Un dernier aspect de l’enjeu écologique portuaire est la nécessité d’un dragage constant. Le Verdon lui-même à l’entrée de l’estuaire a besoin de ce travail continu pour assurer l’arrivée de navires de tirant d’eau. Plus bas dans l’estuaire, s’il n’y avait pas dragage, 90% du trafic serait interrompu en moins d’une année.

L’aspect écologique de ce dragage continu est complexe. Remuant les fonds, faune et flore sont perturbés mais le dragage ayant toujours lieu au même endroit et presque selon le même sillon cet aspect est limité à cette zone étroite. A l’inverse, la dragage assure le débit nécessaire au renouvellement de l’eau nécessaire aux espèces piscicoles.

Bordeaux possède un trésor, sa position géographique, qui lui a valu outre son nom, sa prééminence commerciale au XVIIIe siècle. Ce trésor et sa déclinaison maritime et portuaire méritent quelque effort pour en défendre l’intérêt multiple dans la compétition des métropoles européennes.

 

 

 

Déclaration d’amour à la Garonne

J’utilise ce vocabulaire par dérision. Tant d’hommes politiques ont déclaré leur amour à leur ville pour n’avoir qu’une envie: la quitter. Je me souviens d’Alain Juppé décoré d’un T-shirt « Bordeaux à coeur », comme tous ses colistiers, pour quelques mois après remonter à Paris (est-ce vraiment « monter »?)  au contraire de ses promesses. Ce n’est pas le sujet.

La Garonne, ce long et lourd fleuve d’or brun qui traverse Bordeaux, après avoir fréquenté sa rivale Toulouse, donne tout son sens à notre ville. Son nom, bien que les historiens en discutent toujours, mais en tout cas son sens profond. Un homme de ma connaissance disait « la géographie l’emporte toujours sur l’histoire ». Ô combien il avait raison : non seulement elle l’emporte mais bien souvent en décide. Les Maires d’une ville qui méconnaissent cette règle trahissent leur territoire.

Bordeaux, sous une chaleur mauriacienne (personne, comme lui, n’a décrit la touffeur estivale de Bordeaux, et le mot était à moitié un alibi pour exprimer que le jeune Mauriac étouffait dans toutes les contraintes de cette ville, différentes de ce qu’elles étaient dans la description de « préséances » mais toujours réelles comme en témoignent bien des votes légitimistes de cette ville.

J’ai laissé dans le vide le début de ma phrase. Je n’en ai pas regret : c’est ce à quoi incite le cours d’un fleuve.

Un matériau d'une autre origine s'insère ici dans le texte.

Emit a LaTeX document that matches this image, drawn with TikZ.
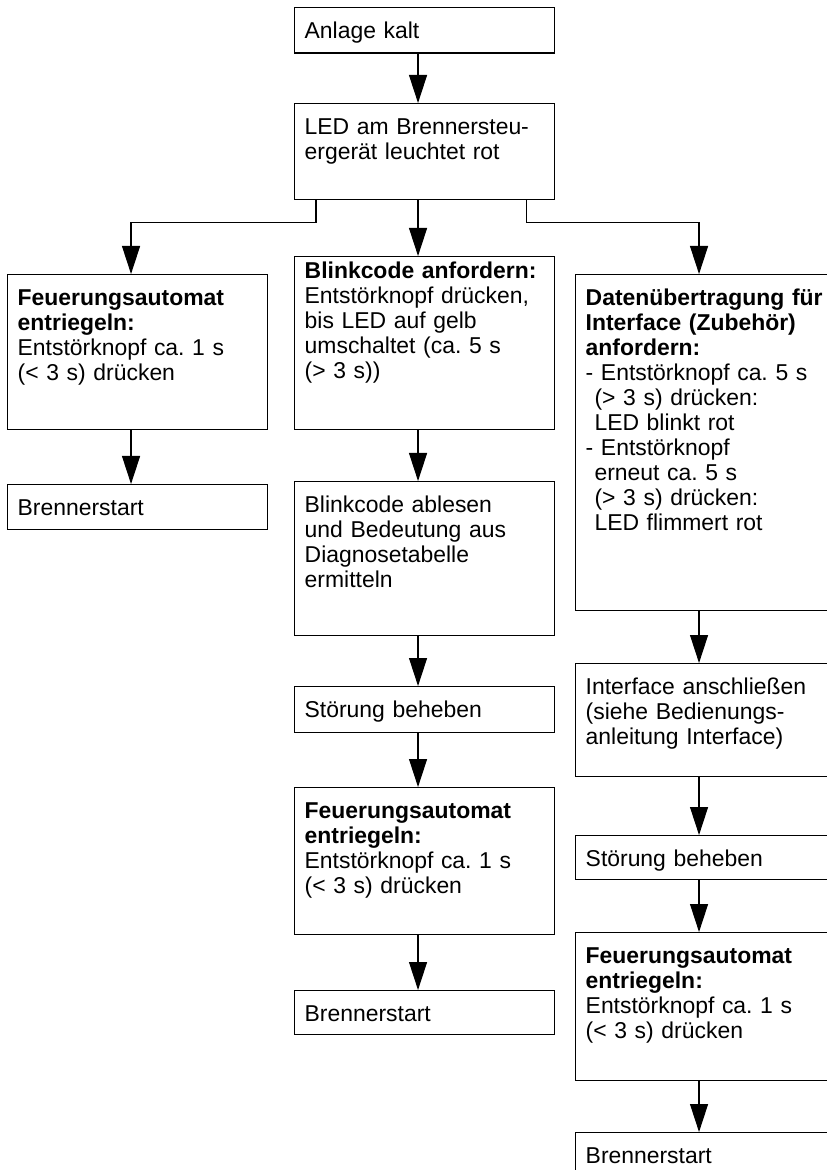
\documentclass[tikz,border=0pt]{standalone}
\usepackage{fontspec}
\setmainfont{Liberation Sans}
\usetikzlibrary{arrows.meta}
\frenchspacing

\begin{document}
\begin{tikzpicture}[x=.025cm, y=-.025cm, line width=1pt, >={Triangle[length=.7cm,width=.45cm]},
  font=\fontsize{16.3}{17.8}\selectfont,
  kasten/.style={draw, anchor=north west, text width=6cm, align=left, inner xsep=.25cm, inner ysep=0pt, text height=.76cm, text depth=#1},
  pfeil/.style={->, line width=.8pt}]
\useasboundingbox (0,0) rectangle (827,1170);
\node[kasten=.375cm] (kalt) at (294,7) {Anlage kalt};
\node[kasten=1.64cm] (led) at (294,103) {LED am Brennersteu-\\ergerät leuchtet rot};
\node[kasten=3.115cm] (entr1) at (7,274) {\textbf{Feuerungsautomat}\\\textbf{entriegeln:}\\Entstörknopf ca. 1 s\\(< 3 s) drücken};
\node[kasten=.365cm] (start1) at (7,484) {Brennerstart};
\node[kasten=3.775cm, text height=.55cm] (blink) at (294,256) {\textbf{Blinkcode anfordern:}\\Entstörknopf drücken,\\bis LED auf gelb\\umschaltet (ca. 5 s\\(> 3 s))};
\node[kasten=3.09cm] (ablesen) at (294,481) {Blinkcode ablesen\\und Bedeutung aus\\Diagnosetabelle\\ermitteln};
\node[kasten=.39cm] (stoer2) at (294,686) {Störung beheben};
\node[kasten=2.915cm] (entr2) at (294,787) {\textbf{Feuerungsautomat}\\\textbf{entriegeln:}\\Entstörknopf ca. 1 s\\(< 3 s) drücken};
\node[kasten=.34cm] (start2) at (294,990) {Brennerstart};
\node[kasten=7.64cm] (daten) at (575,274) {\textbf{Datenübertragung für}\\\textbf{Interface (Zubehör)}\\\textbf{anfordern:}\\- Entstörknopf ca. 5 s\\\hspace*{.22cm}(> 3 s) drücken:\\\hspace*{.22cm}LED blinkt rot\\- Entstörknopf\\\hspace*{.22cm}erneut ca. 5 s\\\hspace*{.22cm}(> 3 s) drücken:\\\hspace*{.22cm}LED flimmert rot};
\node[kasten=2.065cm] (interface) at (575,663) {Interface anschließen\\(siehe Bedienungs-\\anleitung Interface)};
\node[kasten=.34cm] (stoer3) at (575,835) {Störung beheben};
\node[kasten=2.94cm] (entr3) at (575,932) {\textbf{Feuerungsautomat}\\\textbf{entriegeln:}\\Entstörknopf ca. 1 s\\(< 3 s) drücken};
\node[kasten=.34cm] (start3) at (575,1132) {Brennerstart};

\foreach \a/\b in {kalt/led, led/blink, entr1/start1, blink/ablesen, ablesen/stoer2, stoer2/entr2, entr2/start2, daten/interface, interface/stoer3, stoer3/entr3, entr3/start3}
  \draw[pfeil] ([xshift=3.1cm]\a.south west) -- ([xshift=3.1cm]\b.north west);
\draw[pfeil] ([xshift=.55cm]led.south west) -- ++(0,-.55cm) -| ([xshift=3.1cm]entr1.north west);
\draw[pfeil] ([xshift=-.725cm]led.south east) -- ++(0,-.55cm) -| ([xshift=3.1cm]daten.north west);
\end{tikzpicture}
\end{document}
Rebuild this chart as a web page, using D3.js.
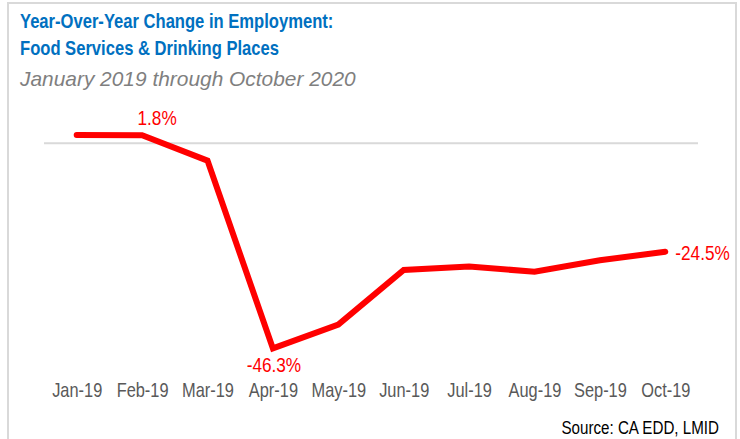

Bordeaux aujourd’hui ne respire qu’à cause de son fleuve. En bordure l’air file, rafraîchit les corps et élève les esprits. Sur le miroir d’eau, les enfants jouent et s’aspergent alors qu’ils grilleraient sur la pierre nue et leurs parents, en les quittant des yeux, ne peuvent résister au « fleuve impassible », son flegme apparent, ses courants qu’on devine et qu’il y a deux jours des nageurs ont affronté.

La Garonne, tantôt d’or comme le Tage, tantôt de bronze, mon fleuve élu, que tant de marins ont remonté ou descendu, que les navires n’ont jamais tout à fait quitté grâce à l’obstination de quelques-uns que je salue sans avoir besoin de les nommer.

L’un d’eux me dit souvent, une ville, un paysage sans fleuve, sans intimité avec l’eau, qu’il s’agisse d’une rive ou d’une voie, ne sont jamais tout à fait complets.

Une ville est par essence un port. Celui d’où l’on vient, auquel on aspire, que l’on quitte et que l’on retrouve, fût ce soir de sa vie.